I tested the 2023 F-150 Lightning Platinum, Ford's fanciest electric truck.
It's packed with comfort features like leather seats, an 18-speaker sound system, and a moonroof.
But it costs thousands more than Ford's most luxurious gas-powered F-150.
The Ford F-150 Lightning Platinum is an electric truck for buyers who want it all.
The pinnacle of Ford's EV truck lineup, the Platinum starts at $91,995, almost double the Lightning's already steep starting price of $50,000.
So what do you get in an electric pickup that costs almost six figures? I lived with a Lightning Platinum for a week to find out.
The pickup Ford lent me cost a whopping $97,674, including a delivery fee and options like a bed liner and a special paint color.
For that chunk of change, you get a truck with every bell and whistle imaginable — and an eye on both technology and convenience. Let me show you around.
The first thing you notice about the Lightning is just how freakishly large it is.
That’s a constant no matter what trim level you choose — Pro, XLT, Lariat, or Platinum — but it’s worth mentioning nonetheless.
A tank-sized footprint and bad visibility make the Lightning a bit harrowing to drive in urban conditions.
But once roads open up, the Lightning's mammoth size provides a commanding view of traffic and ample room to stretch out.
One note about the exterior: The Platinum gets a bolder look thanks to huge 22-inch wheels.
Comfort is solid in any Lightning, but the Platinum provides a slew of fancy features that turn it into a rolling palace 3 feet above traffic.
Its huge leather seats offer La-Z-Boy comfort and are both heated and cooled.
The light-colored upholstery made for an open, airy feel.
The Platinum's big, dual-panel moonroof helped with that as well.
The Platinum comes with a crisp, 18-speaker Bang & Olufsen sound system that even includes speakers in the ceiling and in the headrests.
There's wood-grain trim on the doors and in the center console, adding to the upscale vibe.
A brushed-metal lid on the upper glove box and lots of metallic accents have a similar effect.
You also get a wireless-charging pad and ambient lighting.
In back, the Platinum provides a powered tailgate with a built-in step that makes hopping in the bed easier.
Moving on to technology, the Platinum is only available with the Lightning's larger-sized battery pack, bestowing it with 300 miles of estimated range.
It also comes standard with Blue Cruise, a hands-free driving feature that automatically pilots the truck on certain highways (under driver supervision, of course).
I've used Blue Cruise a handful of times, and it always works like a charm, relieving some of the monotony of highway miles.

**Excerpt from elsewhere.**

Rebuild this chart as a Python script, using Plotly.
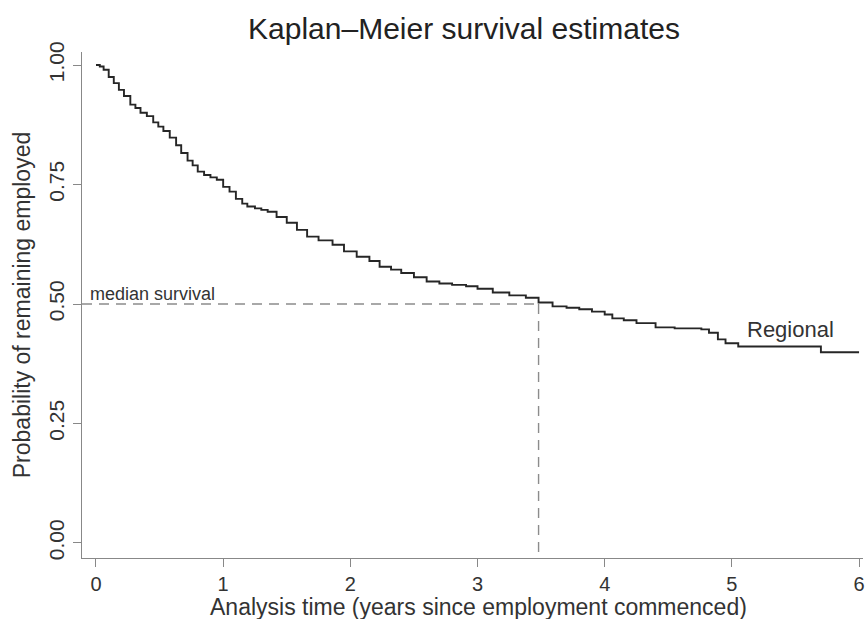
import plotly.graph_objects as go

# Kaplan-Meier estimate
time_years = [0, 0.03, 0.06, 0.1, 0.14, 0.18, 0.22, 0.27, 0.31, 0.35, 0.4, 0.45, 0.49, 0.53,
              0.58, 0.63, 0.67, 0.72, 0.76, 0.8, 0.85, 0.9, 0.95, 1.0, 1.05, 1.1, 1.15, 1.19,
              1.25, 1.3, 1.35, 1.42, 1.5, 1.58, 1.66, 1.75, 1.86, 1.95, 2.05, 2.15, 2.23, 2.32,
              2.4, 2.5, 2.6, 2.7, 2.8, 2.91, 3.0, 3.12, 3.25, 3.38, 3.48, 3.59, 3.7, 3.8, 3.9,
              4.0, 4.06, 4.15, 4.25, 4.4, 4.55, 4.76, 4.82, 4.89, 4.95, 5.05, 5.6, 5.70, 6.0]
survival = [1.0, 0.997, 0.99, 0.975, 0.962, 0.948, 0.935, 0.917, 0.91, 0.9, 0.893, 0.88, 0.871,
            0.862, 0.848, 0.832, 0.816, 0.80, 0.79, 0.777, 0.77, 0.765, 0.76, 0.745, 0.735, 0.72,
            0.71, 0.704, 0.70, 0.697, 0.693, 0.682, 0.67, 0.655, 0.641, 0.633, 0.624, 0.61, 0.599,
            0.59, 0.578, 0.572, 0.565, 0.556, 0.547, 0.543, 0.54, 0.537, 0.532, 0.524, 0.518,
            0.513, 0.503, 0.495, 0.492, 0.489, 0.484, 0.478, 0.470, 0.466, 0.46, 0.451, 0.449,
            0.447, 0.44, 0.426, 0.418, 0.411, 0.411, 0.399, 0.399]
median_time = 3.48
median_prob = 0.5
x_ticks = [0, 1, 2, 3, 4, 5, 6]
y_ticks = [0.0, 0.25, 0.5, 0.75, 1.0]
y_tick_labels = ["0.00", "0.25", "0.50", "0.75", "1.00"]

FONT = "Liberation Sans, Arial, sans-serif"
x_range = [-0.11, 6.031]
y_range = [-0.0314, 1.0272]

fig = go.Figure()
fig.add_trace(go.Scatter(x=time_years, y=survival, mode="lines", line_shape="hv",
                         line=dict(color="#262626", width=1.9), showlegend=False,
                         hoverinfo="skip"))

# median survival dashed lines
dash_style = dict(color="#8c8c8c", width=1.4, dash="10px,7px")
fig.add_trace(go.Scatter(x=[x_range[0], median_time], y=[median_prob, median_prob], mode="lines",
                         line=dash_style, showlegend=False, hoverinfo="skip"))
fig.add_trace(go.Scatter(x=[median_time, median_time], y=[median_prob, y_range[0]], mode="lines",
                         line=dash_style, showlegend=False, hoverinfo="skip"))

fig.add_annotation(x=-0.065, y=median_prob, text="median survival", showarrow=False,
                   xanchor="left", yanchor="bottom", yshift=-2,
                   font=dict(family=FONT, size=18, color="#333"))
fig.add_annotation(x=5.1, y=0.411, text="Regional", showarrow=False,
                   xanchor="left", yanchor="bottom", yshift=3,
                   font=dict(family=FONT, size=22, color="#333"))
# x-axis title placed explicitly below the tick labels
fig.add_annotation(x=(480 - 82) / 783, xref="paper", y=-(607 - 558) / 506, yref="paper",
                   text="Analysis time (years since employment commenced)", showarrow=False,
                   xanchor="center", yanchor="middle",
                   font=dict(family=FONT, size=23, color="#333"))

fig.update_layout(
    width=865, height=619,
    margin=dict(l=82, r=0, t=52, b=61),
    paper_bgcolor="white", plot_bgcolor="white",
    font=dict(family=FONT, color="#333"),
    title=dict(text="Kaplan–Meier survival estimates", x=464 / 865, xanchor="center",
               xref="container", y=1 - 28 / 619, yanchor="middle", yref="container",
               font=dict(family=FONT, size=30, color="#222")),
    xaxis=dict(range=x_range, tickvals=x_ticks, showgrid=False, zeroline=False,
               showline=True, linecolor="#888", linewidth=1.3,
               ticks="outside", ticklen=8, tickcolor="#888", tickwidth=1.3,
               ticklabeloverflow="allow",
               tickfont=dict(size=20, color="#333")),
    yaxis=dict(range=y_range, tickvals=y_ticks, ticktext=y_tick_labels, tickangle=-90,
               showgrid=False, zeroline=False,
               showline=True, linecolor="#888", linewidth=1.3,
               ticks="outside", ticklen=8, tickcolor="#888", tickwidth=1.3,
               tickfont=dict(size=21, color="#333"),
               title=dict(text="Probability of remaining employed",
                          font=dict(size=23, color="#333"), standoff=8)),
)

fig.write_html("out.html")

Ford also equips every Platinum with the ability to share 9.6 kilowatts (kW) of power through outlets scattered throughout the truck. Normally the Lightning comes with 2.4 kW. That's the difference between being able to power around 13 microwaves at once, versus only three.
Platinums also offer some high-tech aids for towing and hauling, but I didn't get to use those.
Of course, the Platinum also comes with all sorts of stuff you get in cheaper Ford EV trucks.
Highlights include a gigantic front trunk, sleek LED light bars in front and back, a 5.5-foot bed, and Ford's cool collapsible desk.
Just like other Lightnings, the Platinum gets a 15.5-inch touchscreen that's easy to use, snappy, and packed with cool graphics. Plus, the gauges are replaced by a screen.
It's also freakishly powerful and quick. Stomp the accelerator and the Lightning will lurch forward like a sports car — all while its tires screech as they struggle to handle the power of the truck's dual motors.
So is a Lightning Platinum worth it? I think it depends on your priorities.
It's luxurious, comfortable, and packed with technology. But you're still paying a premium for the electric powertrain. Remember: A top-of-the-line gas-powered F-150 costs around $83,000.
Correction: October 4, 2023 — An earlier version of this story incorrectly stated the price of the most expensive gas-powered F-150. It costs roughly $83,000, not $65,000.